Web Extra: Read The Study Here

The study of more than 16, 000 women around the world found that 84% of them say they experienced street harassment before the age of 17, CBS2’s Cindy Hsu reported.

In the U.S., 72 percent of women said they took different transportation due to harassment.

Alexa Briglia told Hsu she’s had men follow her down the street. “It’s so unwanted and it makes me feel really scared,” said Briglia.

“Harassment isn’t just cat calling, it’s also being followed, touched, groped, having people make sexual gestures,” said Debjani Roy of Hollaback!

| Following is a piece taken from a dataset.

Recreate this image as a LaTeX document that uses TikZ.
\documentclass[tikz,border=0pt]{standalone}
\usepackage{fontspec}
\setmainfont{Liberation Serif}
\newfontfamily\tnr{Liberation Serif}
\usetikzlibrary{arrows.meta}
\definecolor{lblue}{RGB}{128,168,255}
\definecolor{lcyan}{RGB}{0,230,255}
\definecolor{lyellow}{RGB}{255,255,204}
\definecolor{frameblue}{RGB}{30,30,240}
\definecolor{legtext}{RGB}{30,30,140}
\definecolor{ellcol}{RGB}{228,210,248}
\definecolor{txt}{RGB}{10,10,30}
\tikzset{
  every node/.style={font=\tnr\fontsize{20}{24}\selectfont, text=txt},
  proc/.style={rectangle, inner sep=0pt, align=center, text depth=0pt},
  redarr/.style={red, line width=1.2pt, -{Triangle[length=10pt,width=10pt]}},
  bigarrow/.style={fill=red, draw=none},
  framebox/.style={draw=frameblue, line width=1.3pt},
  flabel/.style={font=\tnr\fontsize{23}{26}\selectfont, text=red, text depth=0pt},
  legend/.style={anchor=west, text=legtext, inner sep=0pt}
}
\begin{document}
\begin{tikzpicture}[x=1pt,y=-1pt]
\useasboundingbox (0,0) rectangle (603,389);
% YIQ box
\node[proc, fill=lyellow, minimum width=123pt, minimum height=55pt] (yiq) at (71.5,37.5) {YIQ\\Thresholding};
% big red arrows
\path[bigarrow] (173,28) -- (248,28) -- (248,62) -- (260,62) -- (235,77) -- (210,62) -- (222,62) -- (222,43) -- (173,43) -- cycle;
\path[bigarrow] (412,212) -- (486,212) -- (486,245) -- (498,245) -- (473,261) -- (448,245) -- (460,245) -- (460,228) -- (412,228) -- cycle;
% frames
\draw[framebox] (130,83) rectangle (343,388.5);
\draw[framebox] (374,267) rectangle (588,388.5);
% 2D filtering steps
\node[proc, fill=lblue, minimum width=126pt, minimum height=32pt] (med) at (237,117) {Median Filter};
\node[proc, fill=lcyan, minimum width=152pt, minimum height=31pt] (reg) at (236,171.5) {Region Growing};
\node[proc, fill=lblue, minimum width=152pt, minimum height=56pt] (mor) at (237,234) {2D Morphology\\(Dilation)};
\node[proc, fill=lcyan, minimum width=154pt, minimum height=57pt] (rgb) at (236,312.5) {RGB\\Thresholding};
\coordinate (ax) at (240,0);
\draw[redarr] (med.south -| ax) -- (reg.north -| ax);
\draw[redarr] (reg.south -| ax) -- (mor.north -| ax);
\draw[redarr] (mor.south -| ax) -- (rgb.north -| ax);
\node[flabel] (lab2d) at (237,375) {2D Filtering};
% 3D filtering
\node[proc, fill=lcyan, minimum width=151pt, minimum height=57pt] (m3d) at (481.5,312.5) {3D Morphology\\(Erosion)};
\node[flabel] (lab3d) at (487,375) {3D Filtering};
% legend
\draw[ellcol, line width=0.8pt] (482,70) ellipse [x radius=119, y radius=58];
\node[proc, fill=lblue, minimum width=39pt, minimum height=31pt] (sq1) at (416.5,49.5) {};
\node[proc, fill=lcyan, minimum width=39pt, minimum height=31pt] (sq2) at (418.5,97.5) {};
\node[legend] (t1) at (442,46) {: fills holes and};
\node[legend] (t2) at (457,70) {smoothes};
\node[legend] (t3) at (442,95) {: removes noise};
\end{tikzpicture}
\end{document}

The survey begain in 2014 and was done in two parts: The first part focused on the U.S. and the second focused on 42 cities worldwide.

Roy said harassment it can cause anxiety, depression and affect self-esteem — especially when it starts young, Hsu reported.

“We have people as young as 7 writing in stories of being harassed … on their way to school,” said Roy.

Harassment starts at puberty for many girls, said Roy. She said it’s never too soon to talk your children about street harrasment and to teach them how to deal with it safely.

Sometimes that means not responding. But if you do, Roy says to keep it short and succinct.

“Say that’s disrespectful, I don’t appreciate it and keep moving.”

Thousands of people are sharing their stories on the Hollaback! app and website, and the group is mapping every incident with pink dots that shows a story of street harassment, Hsu reported.

“You’ll see when you click on it, it will pop up,” said Roy. “You also have the option in New York City to share it with your local council member and they get all of this information. You want the whole community to get involved.”

Roy is hoping that will turn things around, Hsu reported.

Last August, Shoshana Roberts was the subject of a Hollaback! PSA on catcalling. Wearing jeans and a black T-shirt, Roberts was filmed with a hidden camera and was catcalled more than 100 times over 10 hours while walking the streets of Manhattan.

The video was posted on YouTube, and Roberts later received rape threats over social media.

Researchers said witnesses often don’t step in to help the person being harassed.